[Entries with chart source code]
········
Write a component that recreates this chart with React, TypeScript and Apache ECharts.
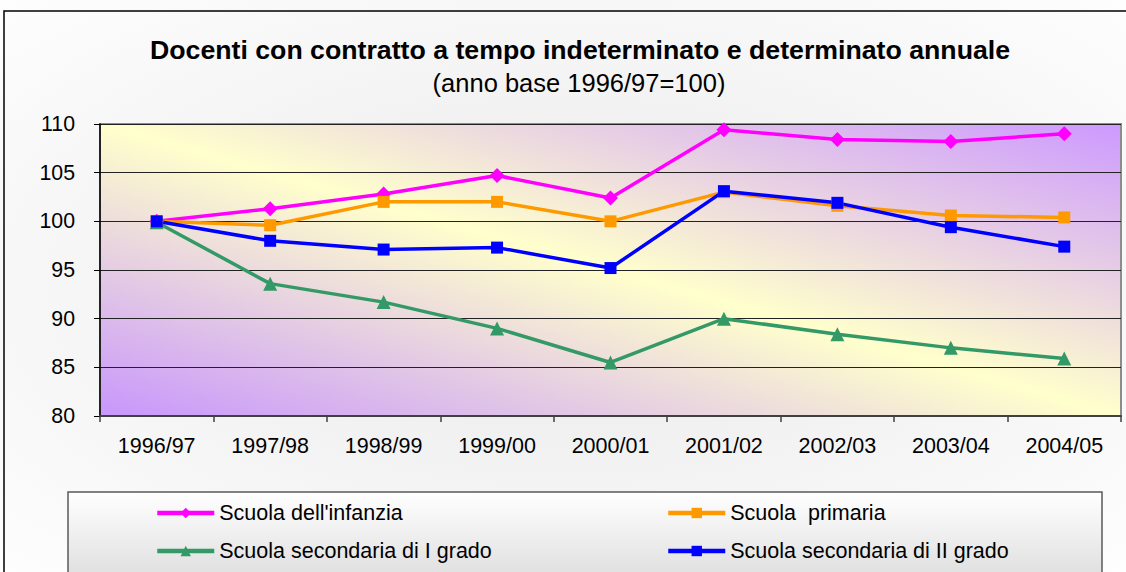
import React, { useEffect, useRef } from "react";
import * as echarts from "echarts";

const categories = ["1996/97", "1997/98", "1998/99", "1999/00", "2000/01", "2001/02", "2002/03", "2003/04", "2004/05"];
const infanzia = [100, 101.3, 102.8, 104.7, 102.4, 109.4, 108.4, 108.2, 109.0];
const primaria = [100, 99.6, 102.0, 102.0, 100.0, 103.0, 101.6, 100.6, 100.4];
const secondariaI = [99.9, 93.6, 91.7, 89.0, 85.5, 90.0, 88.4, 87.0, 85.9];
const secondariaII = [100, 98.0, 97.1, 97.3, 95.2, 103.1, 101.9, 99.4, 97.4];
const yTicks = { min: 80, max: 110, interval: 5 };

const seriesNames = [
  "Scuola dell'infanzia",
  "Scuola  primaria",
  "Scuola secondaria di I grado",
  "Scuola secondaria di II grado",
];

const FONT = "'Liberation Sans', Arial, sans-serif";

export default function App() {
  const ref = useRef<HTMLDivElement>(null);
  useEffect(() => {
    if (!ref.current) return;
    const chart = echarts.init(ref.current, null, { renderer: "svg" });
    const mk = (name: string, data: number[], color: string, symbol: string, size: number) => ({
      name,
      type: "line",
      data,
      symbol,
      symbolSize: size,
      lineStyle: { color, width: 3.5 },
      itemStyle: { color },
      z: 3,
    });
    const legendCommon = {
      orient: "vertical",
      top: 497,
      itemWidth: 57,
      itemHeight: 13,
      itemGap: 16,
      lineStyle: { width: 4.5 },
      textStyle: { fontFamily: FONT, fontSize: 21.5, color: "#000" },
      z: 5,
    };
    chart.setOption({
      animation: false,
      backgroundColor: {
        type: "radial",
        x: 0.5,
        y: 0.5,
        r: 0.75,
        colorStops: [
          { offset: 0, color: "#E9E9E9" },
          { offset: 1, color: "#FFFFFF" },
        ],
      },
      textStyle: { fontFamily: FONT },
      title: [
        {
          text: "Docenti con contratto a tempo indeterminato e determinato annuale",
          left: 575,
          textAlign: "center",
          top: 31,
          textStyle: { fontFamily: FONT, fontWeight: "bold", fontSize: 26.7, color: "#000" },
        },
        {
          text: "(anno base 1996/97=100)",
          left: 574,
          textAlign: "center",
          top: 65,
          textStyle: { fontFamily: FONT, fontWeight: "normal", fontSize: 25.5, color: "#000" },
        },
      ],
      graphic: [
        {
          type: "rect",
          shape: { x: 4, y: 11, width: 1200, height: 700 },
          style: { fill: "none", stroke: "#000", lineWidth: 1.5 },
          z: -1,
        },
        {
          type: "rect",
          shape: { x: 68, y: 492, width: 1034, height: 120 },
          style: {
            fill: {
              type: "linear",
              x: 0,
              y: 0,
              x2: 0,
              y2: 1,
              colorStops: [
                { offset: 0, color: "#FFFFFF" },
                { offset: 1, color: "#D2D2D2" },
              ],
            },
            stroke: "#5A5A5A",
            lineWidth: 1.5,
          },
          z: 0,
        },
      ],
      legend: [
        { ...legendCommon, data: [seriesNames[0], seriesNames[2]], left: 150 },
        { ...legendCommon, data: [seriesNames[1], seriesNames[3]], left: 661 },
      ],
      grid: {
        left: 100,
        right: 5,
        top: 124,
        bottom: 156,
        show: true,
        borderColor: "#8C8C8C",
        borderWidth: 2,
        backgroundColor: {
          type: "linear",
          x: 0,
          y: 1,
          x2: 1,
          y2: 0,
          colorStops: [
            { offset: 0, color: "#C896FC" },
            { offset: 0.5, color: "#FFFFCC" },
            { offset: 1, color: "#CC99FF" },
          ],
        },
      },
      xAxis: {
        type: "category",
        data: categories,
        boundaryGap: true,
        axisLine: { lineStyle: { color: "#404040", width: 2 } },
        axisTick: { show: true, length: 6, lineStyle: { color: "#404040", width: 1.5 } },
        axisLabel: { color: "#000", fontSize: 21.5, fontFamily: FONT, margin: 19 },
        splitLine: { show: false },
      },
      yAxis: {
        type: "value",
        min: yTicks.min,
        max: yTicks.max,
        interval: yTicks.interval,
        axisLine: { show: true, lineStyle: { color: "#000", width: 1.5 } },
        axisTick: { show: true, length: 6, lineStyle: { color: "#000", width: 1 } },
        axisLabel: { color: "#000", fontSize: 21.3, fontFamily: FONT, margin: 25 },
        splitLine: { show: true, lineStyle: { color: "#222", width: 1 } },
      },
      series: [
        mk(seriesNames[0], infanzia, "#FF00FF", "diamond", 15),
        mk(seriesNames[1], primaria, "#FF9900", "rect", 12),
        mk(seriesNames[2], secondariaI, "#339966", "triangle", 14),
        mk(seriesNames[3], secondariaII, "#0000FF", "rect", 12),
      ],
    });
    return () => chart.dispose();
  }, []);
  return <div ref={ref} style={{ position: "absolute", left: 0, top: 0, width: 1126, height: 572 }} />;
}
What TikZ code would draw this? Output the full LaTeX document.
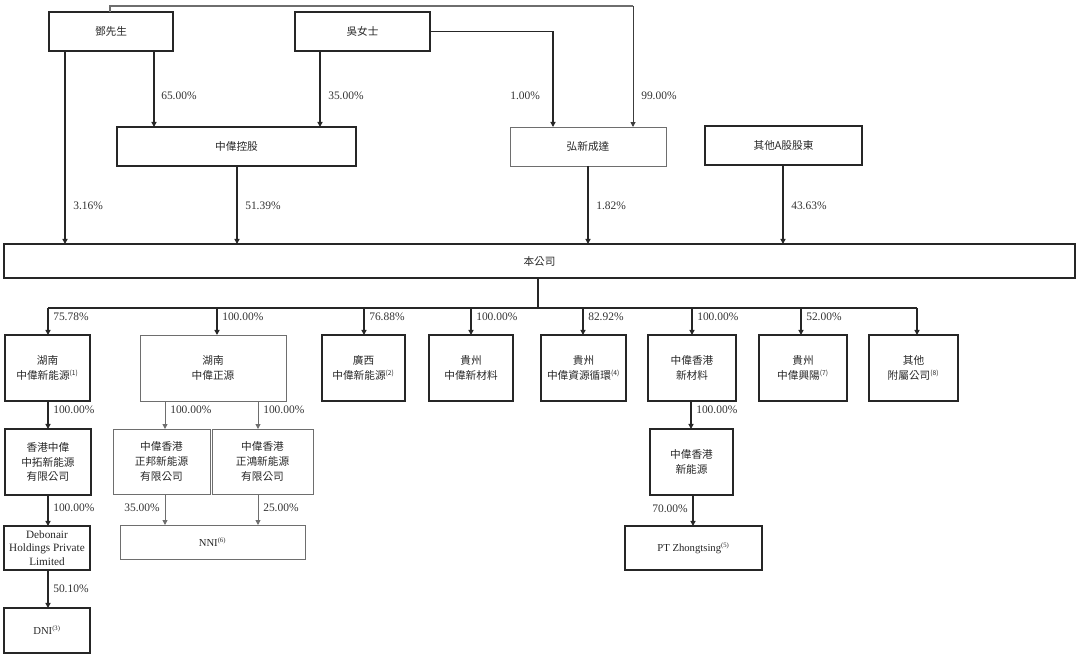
········
#### Aim of the exercise:
Copy, from the material above, each line in which the string "this" occurs.

#### The output:
Write a component that recreates this chart with React, TypeScript and Apache ECharts.
What TikZ code would draw this? Output the full LaTeX document.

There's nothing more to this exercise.